Recently divorced? Been divorced a few years or newly separated? There will be a definite need for compromising with your ex over the festive season. Whether you are separated and alone or if you or your ex partner now have a new family to consider, negotiating how to share the children is never easy, and can be especially fraught at this time of year when it is hard to let go. Our top tips to help you compromise are:

  1. Always put children first. Put their wishes and needs above those of yourselves and other family members. It is important to maintain Christmas as a happy time for your children, and for yourself. If things are getting heated, think “What would they really enjoy and how would it work best for them?”
  2. Try to view everything through each other’s perspective. It is often easy to get wound up or angry when your ex asks for something or makes a comment that immediately gets your back up. Take a few deep breaths and then try to put yourself in their shoes for a moment and understand where their thought process is coming from. You are far more likely to come to a more sensible compromise when you take this action, rather than becoming aggressive and standing your ground, or escalating the conversation into an argument that upsets everyone further, and usually involves more feelings than practical solutions to the issue in hand.

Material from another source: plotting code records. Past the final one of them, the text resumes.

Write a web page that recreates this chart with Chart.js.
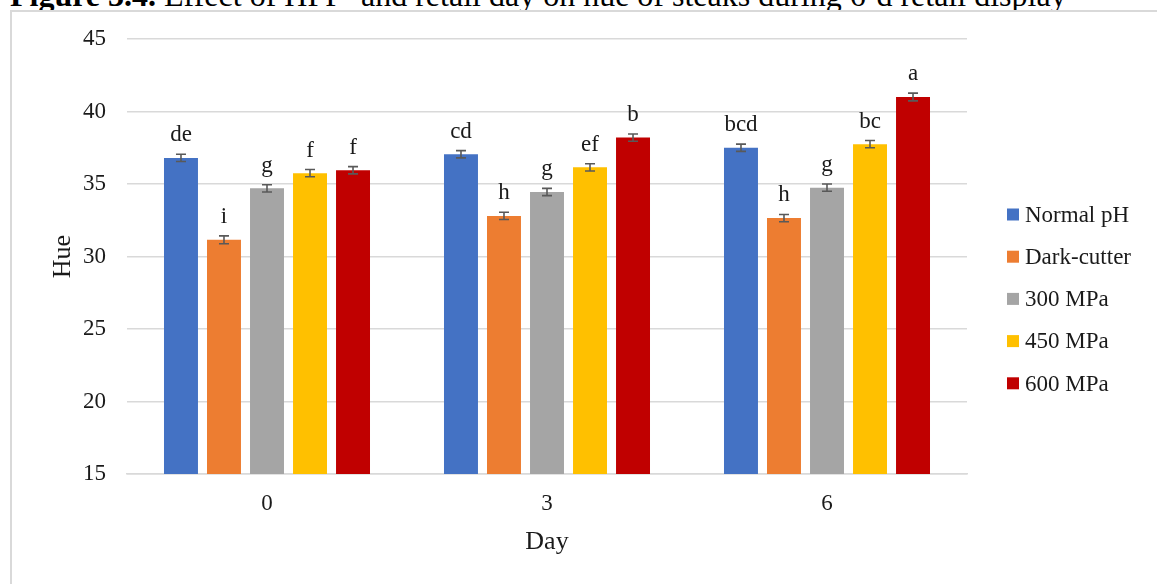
<!DOCTYPE html>
<html>
<head>
<meta charset="utf-8">
<script src="https://cdn.jsdelivr.net/npm/chart.js@4.4.1/dist/chart.umd.min.js"></script>
<style>
  html, body { margin: 0; padding: 0; background: #fff; overflow: hidden; }
  body { width: 1157px; height: 584px; position: relative; }
  #caption {
    position: absolute; left: 10px; top: -23px; margin: 0;
    font-family: "Liberation Serif", "Times New Roman", serif;
    font-size: 32px; line-height: 1; color: #000; white-space: nowrap;
  }
  #caption b { font-weight: bold; }
  #caption sup { font-size: 20px; }
  #frame {
    position: absolute; left: 10px; top: 10px; width: 1200px; height: 620px;
    border: 2px solid #d9d9d9; background: #fff;
  }
  #chart { position: absolute; left: 0; top: 0; }
</style>
</head>
<body>
<p id="caption"><b>Figure 3.4.</b> Effect of HPP<sup>1</sup> and retail day on hue of steaks during 6-d retail display</p>
<div id="frame"><canvas id="chart" width="1145" height="572"></canvas></div>
<script>
// Retail display day (x categories)
const days = ['0', '3', '6'];

// Treatment names
const seriesNames = ['Normal pH', 'Dark-cutter', '300 MPa', '450 MPa', '600 MPa'];

// Mean hue per day
const normalPH   = [36.8, 37.05, 37.5];
const darkCutter = [31.15, 32.8, 32.65];
const mpa300     = [34.7, 34.45, 34.75];
const mpa450     = [35.75, 36.15, 37.75];
const mpa600     = [35.95, 38.2, 41.0];

// Standard errors
const seNormal = [0.25, 0.25, 0.25];
const seDark   = [0.27, 0.25, 0.25];
const se300    = [0.25, 0.25, 0.25];
const se450    = [0.25, 0.25, 0.25];
const se600    = [0.25, 0.25, 0.27];

// Mean separation letters
const lettersNormal = ['de', 'cd', 'bcd'];
const lettersDark   = ['i', 'h', 'h'];
const letters300    = ['g', 'g', 'g'];
const letters450    = ['f', 'ef', 'bc'];
const letters600    = ['f', 'b', 'a'];

// Y axis ticks
const yTicks = [15, 20, 25, 30, 35, 40, 45];

const colors = ['#4472C4', '#ED7D31', '#A5A5A5', '#FFC000', '#C00000'];
const FONT = '"Liberation Serif", "Times New Roman", serif';
const TEXT = '#1a1a1a';

const values = [normalPH, darkCutter, mpa300, mpa450, mpa600];
const errors = [seNormal, seDark, se300, se450, se600];
const letters = [lettersNormal, lettersDark, letters300, letters450, letters600];

const datasets = seriesNames.map((name, i) => ({
  label: name,
  data: values[i],
  backgroundColor: colors[i],
  borderWidth: 0,
  errors: errors[i],
  letters: letters[i],
  categoryPercentage: 0.768,
  barPercentage: 0.79
}));

// Error bars and significance letters above each bar
const errorBarsPlugin = {
  id: 'errorBars',
  afterDatasetsDraw(chart) {
    const ctx = chart.ctx;
    const y = chart.scales.y;
    ctx.save();
    chart.data.datasets.forEach((ds, di) => {
      const meta = chart.getDatasetMeta(di);
      meta.data.forEach((bar, i) => {
        const v = ds.data[i];
        const e = ds.errors[i];
        const top = y.getPixelForValue(v + e);
        const bot = y.getPixelForValue(v - e);
        const x = bar.x;
        ctx.strokeStyle = '#595959';
        ctx.lineWidth = 1.6;
        ctx.beginPath();
        ctx.moveTo(x, top); ctx.lineTo(x, bot);
        ctx.moveTo(x - 5, top); ctx.lineTo(x + 5, top);
        ctx.moveTo(x - 5, bot); ctx.lineTo(x + 5, bot);
        ctx.stroke();
        ctx.fillStyle = TEXT;
        ctx.font = '23px ' + FONT;
        ctx.textAlign = 'center';
        ctx.textBaseline = 'alphabetic';
        ctx.fillText(ds.letters[i], x, top - 13);
      });
    });
    ctx.restore();
  }
};

// Legend column to the right of the plot
const sideLegendPlugin = {
  id: 'sideLegend',
  afterDraw(chart) {
    const ctx = chart.ctx;
    const area = chart.chartArea;
    const x0 = area.right + 40;
    const y0 = area.top + 175.5;
    const step = 42.2;
    ctx.save();
    ctx.font = '23px ' + FONT;
    ctx.textAlign = 'left';
    ctx.textBaseline = 'alphabetic';
    chart.data.datasets.forEach((ds, i) => {
      const cy = y0 + i * step;
      ctx.fillStyle = ds.backgroundColor;
      ctx.fillRect(x0, cy - 6, 12, 12);
      ctx.fillStyle = TEXT;
      ctx.fillText(ds.label, x0 + 18, cy + 7.2);
    });
    ctx.restore();
  }
};

new Chart(document.getElementById('chart'), {
  type: 'bar',
  data: { labels: days, datasets },
  options: {
    responsive: false,
    animation: false,
    devicePixelRatio: 1,
    layout: { padding: { top: 27, right: 190, left: 0, bottom: 0 } },
    plugins: {
      legend: { display: false },
      tooltip: { enabled: false },
      title: { display: false }
    },
    scales: {
      x: {
        grid: { display: false, drawTicks: false },
        border: { display: true, color: '#d9d9d9', width: 1.5 },
        ticks: { font: { family: FONT, size: 23 }, color: TEXT, padding: 16 },
        title: { display: true, text: 'Day', font: { family: FONT, size: 26 }, color: TEXT, padding: { top: 0, bottom: 26 } },
        afterFit(scale) { scale.height = 110; }
      },
      y: {
        min: 15,
        max: 45,
        afterBuildTicks(scale) { scale.ticks = yTicks.map(v => ({ value: v })); },
        grid: { color: '#d9d9d9', lineWidth: 1.5, drawTicks: false },
        border: { display: false },
        ticks: { font: { family: FONT, size: 23 }, color: TEXT, padding: 21 },
        title: { display: true, text: 'Hue', font: { family: FONT, size: 26 }, color: TEXT, padding: { top: 36, bottom: 0 } },
        afterFit(scale) {
          scale.width = 115;
          scale.paddingTop = 14;
          scale.paddingBottom = 14;
        }
      }
    }
  },
  plugins: [errorBarsPlugin, sideLegendPlugin]
});
</script>
</body>
</html>
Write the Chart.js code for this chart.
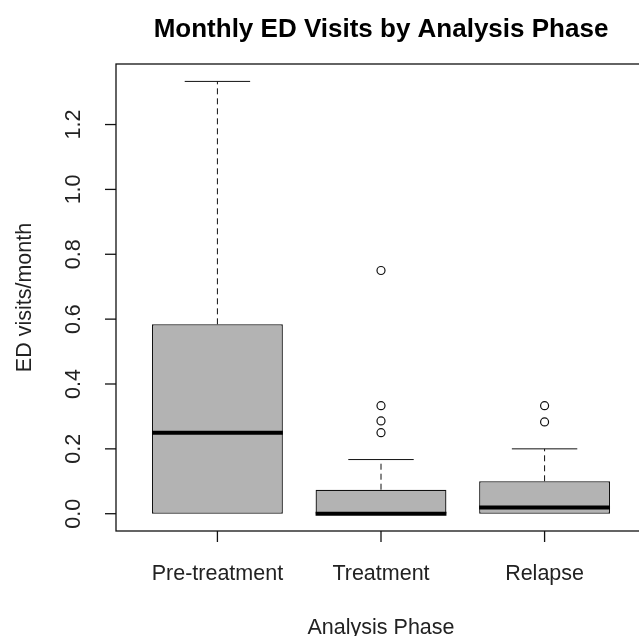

  3. Listen. This is a hard practice to do, but actually to listen to your ex partner can be very useful in working out a compromise to the situation. When some listening takes place you may find that you are both just wanting the same reassurance that you will both get to spend some quality time with your children. This can make it much easier to plan, without arguing and bad-mouthing your ex partner because you just feel that they are taking liberties.
  4. Make a plan that works for both of you and your families. Start planning as early as possible so that no one feels as though plans have been sprung upon them without care and consideration for their feelings or wants.
  5. Let go of the need to stick to the way things have always been done. Now is the time to start making new family traditions with the situation as it is, not to dwell on the way things used to be, or remaining cross and frustrated that you can’t carry on with the traditions on exactly the same days in the same locations. Will it really make a huge difference if you carry on your traditions a few days earlier or later? Or do them next year on the days/times they used to be done?
  6. Are there ways in which you can be more flexible with arrangements? Think of when the children will see both of you as parents, and their Grandparents or other family members. Do the days/times really matter? Remember, that children are often very accepting of situations that, as adults, we find hard to deal with. They may be quite happy to spend time with both of you and have two separate Christmas celebrations spread over a few days, just so that they can see each parent.
  7. Encourage contact with the other parent. Contacting the other parent via phone/text/FaceTime can help considerably with the upset of them not actually being in the room with their child.
  8. Focus on the matter in hand rather than raking over old ground and hurts. There is no need to do this in order to reach a successful compromise.